Bir sonraki sezon İspanya’nın futbol dünyasında kıpırdanma döneminin arifesiydi. 1982’nin yazı Dünya Kupası zamanıydı. Bu kupa da İspanya’da oynanacaktı. Özellikle İspanyol futbolcular bir şekilde bu futbol festivalinde yer alabilmek adına kendilerini göstermeye çalışıyordu. Terör örgütü ETA’nın güvenlik güçleri ve zaman zamanda sivillere yönelik ölümcül saldırıları devam ediyordu. Özellikle siyasi anlamda Bask bölgesiyle İspanyollar arasında ki ipler oldukça gergindi. Real Sociedad 1981-1982 sezonuyla beraber tarihinde ilk kez Şampiyon Kulüpler Kupası’nda boy gösterdi. Başkan Orbegozo ve teknik direktör Ormaetxea’nın hayalleri gerçek oldu. Ancak bu hayaller kısa zamanda unutuldu. İlk turda rakip daha sonra yarı finale kadar çıkacak olan CSKA Sofya’ydı ve Sociedad’ı evine yolladı.

1981-82 sezonununda kendi içerisinde bir hikâyesi vardı. Onu da aslında Barcelona yazdı. Tamamen kendi kendilerini imha ettiler. 29 hafta da 19 galibiyet ve 5 beraberlik alan Katalanlar son 6 haftada sadece 2 puan alarak şampiyonluğu Real Sociedad’a verdiler. Kulüp tarihinin altın dönemine 2 lig şampiyonluğu ve 1 İspanya Süper Kupası sığdıran Sociedad için en anlamlı zaferlerden birisi ise 1982 Dünya Kupası’nda yaşandı. Teknik direktörlüğünü Jose Santamaria’nın yaptığı İspanya Milli Takımı’na 6 futbolcu gönderen Real Sociedad, milli takıma en fazla gönderen takım oldu.
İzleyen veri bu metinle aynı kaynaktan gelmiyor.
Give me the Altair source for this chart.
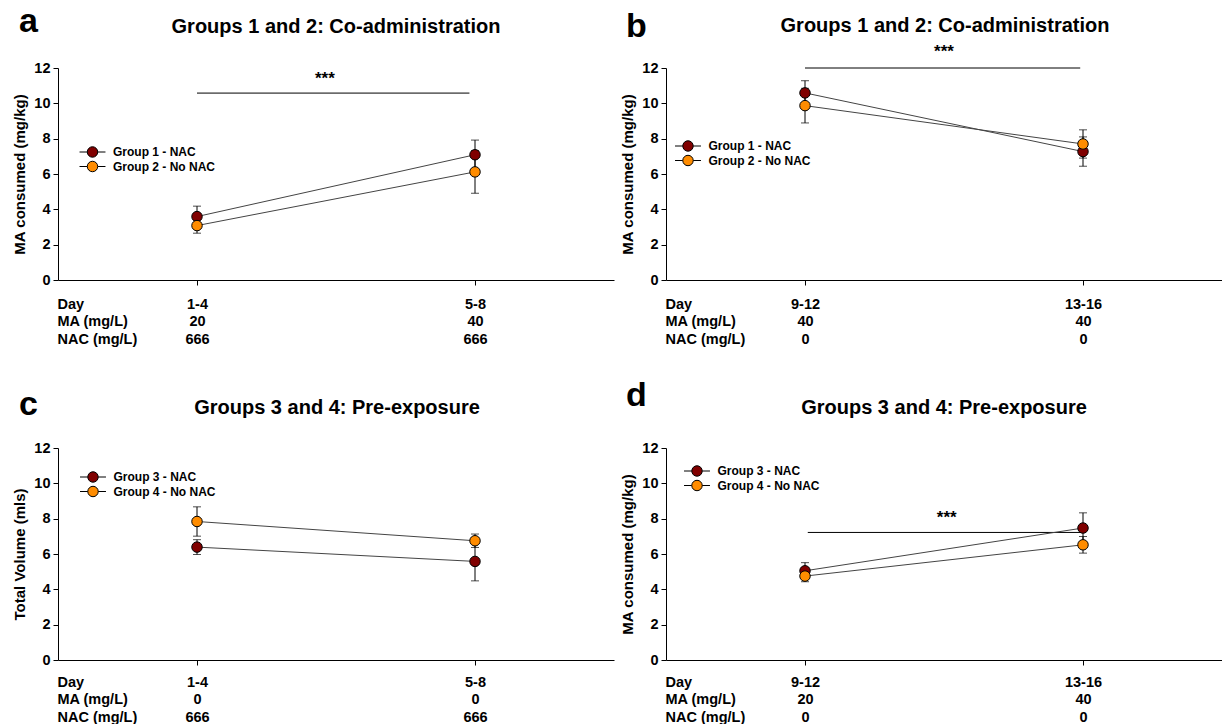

Bu şampiyonluk aynı zamanda son şampiyonluk olma özelliğini hala koruyor. Bu zaferin en önemli pay sahiplerinden ve kulüp tarihinin en büyük başkanı Jose Luis Orbegozo 1983 yılında başkanlık koltuğunu Iñaki Alkiza’ya devretti. Takıma harika bir dönem yaşatan başkan Orbegozo, 16 Ocak 2010 yılında bir Real Sociedad maçı esnasında hayatını kaybetti. 2005 senesinde hayatını kaybeden teknik direktör Alberto Ormaetxea’nın heykeli Real Sociedad’ın ilk şampiyonluğunun 25. senesi şerefine Anoeta Stadyumu’nun önüne dikildi.
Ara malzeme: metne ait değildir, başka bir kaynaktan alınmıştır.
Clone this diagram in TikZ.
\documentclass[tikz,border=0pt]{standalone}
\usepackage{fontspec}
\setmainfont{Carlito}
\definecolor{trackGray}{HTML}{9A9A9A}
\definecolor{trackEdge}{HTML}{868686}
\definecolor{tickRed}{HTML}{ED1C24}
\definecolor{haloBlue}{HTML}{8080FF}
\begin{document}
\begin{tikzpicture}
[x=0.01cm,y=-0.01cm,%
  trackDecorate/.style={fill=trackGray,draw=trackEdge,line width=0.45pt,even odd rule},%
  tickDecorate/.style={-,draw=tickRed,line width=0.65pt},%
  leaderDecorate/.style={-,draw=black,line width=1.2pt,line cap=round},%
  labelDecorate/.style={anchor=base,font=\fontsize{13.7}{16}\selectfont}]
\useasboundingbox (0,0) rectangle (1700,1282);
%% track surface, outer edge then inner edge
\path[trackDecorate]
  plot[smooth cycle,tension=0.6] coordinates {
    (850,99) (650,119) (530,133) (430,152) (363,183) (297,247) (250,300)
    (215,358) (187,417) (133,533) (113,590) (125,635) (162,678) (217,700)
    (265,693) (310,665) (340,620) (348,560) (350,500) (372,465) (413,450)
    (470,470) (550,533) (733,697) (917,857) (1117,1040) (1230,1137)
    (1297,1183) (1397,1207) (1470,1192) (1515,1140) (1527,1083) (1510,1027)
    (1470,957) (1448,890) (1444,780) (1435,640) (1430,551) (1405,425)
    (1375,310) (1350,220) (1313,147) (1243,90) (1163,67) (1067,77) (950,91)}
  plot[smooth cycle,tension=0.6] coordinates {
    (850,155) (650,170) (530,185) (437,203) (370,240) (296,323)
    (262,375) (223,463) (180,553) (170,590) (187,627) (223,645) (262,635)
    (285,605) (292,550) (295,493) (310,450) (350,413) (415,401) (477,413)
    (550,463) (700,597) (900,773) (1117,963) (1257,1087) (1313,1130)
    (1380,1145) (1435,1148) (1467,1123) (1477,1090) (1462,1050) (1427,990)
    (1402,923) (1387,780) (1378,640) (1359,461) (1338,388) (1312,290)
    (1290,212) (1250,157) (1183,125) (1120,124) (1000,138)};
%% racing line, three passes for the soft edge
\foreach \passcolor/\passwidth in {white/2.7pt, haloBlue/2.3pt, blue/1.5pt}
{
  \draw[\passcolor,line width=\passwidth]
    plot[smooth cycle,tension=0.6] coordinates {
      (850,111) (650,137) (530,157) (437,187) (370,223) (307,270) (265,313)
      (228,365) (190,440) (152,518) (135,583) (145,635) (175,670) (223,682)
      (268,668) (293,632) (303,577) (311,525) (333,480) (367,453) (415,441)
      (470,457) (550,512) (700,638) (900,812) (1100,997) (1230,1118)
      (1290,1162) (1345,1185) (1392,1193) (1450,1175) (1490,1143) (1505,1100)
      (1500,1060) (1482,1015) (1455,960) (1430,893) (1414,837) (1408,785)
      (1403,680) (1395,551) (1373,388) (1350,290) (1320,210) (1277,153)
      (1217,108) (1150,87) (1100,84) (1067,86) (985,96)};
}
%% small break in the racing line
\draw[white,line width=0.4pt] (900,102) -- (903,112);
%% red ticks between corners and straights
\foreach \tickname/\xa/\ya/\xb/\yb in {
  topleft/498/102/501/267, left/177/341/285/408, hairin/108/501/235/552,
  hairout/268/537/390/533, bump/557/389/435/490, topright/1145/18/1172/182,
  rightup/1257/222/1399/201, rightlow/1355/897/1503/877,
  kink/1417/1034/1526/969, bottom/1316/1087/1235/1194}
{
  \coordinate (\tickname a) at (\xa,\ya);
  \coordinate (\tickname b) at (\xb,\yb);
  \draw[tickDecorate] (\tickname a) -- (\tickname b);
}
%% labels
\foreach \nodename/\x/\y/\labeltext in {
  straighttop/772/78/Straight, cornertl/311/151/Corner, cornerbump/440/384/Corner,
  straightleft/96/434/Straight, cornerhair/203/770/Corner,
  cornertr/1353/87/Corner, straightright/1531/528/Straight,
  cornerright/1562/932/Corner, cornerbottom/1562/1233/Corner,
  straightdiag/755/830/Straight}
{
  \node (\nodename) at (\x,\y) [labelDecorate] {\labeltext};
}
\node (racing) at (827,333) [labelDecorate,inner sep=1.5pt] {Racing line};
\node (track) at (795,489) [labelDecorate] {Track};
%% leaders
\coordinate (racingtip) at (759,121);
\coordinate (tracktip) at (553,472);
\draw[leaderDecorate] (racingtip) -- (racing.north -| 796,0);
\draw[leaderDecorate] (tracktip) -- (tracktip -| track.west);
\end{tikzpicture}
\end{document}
Kulüp sadece Bask kökenli futbolcu oynatma kuralını 1989 yılında transfer edilen İrlandalı futbolcu John Aldridge ile bozdu. 1982’den sonra şampiyonluğa en çok Nihat Kahveci’nin de formasını giydiği 2002-03 sezonunda yaklaştı ancak ligi 2. sırada bitirdi.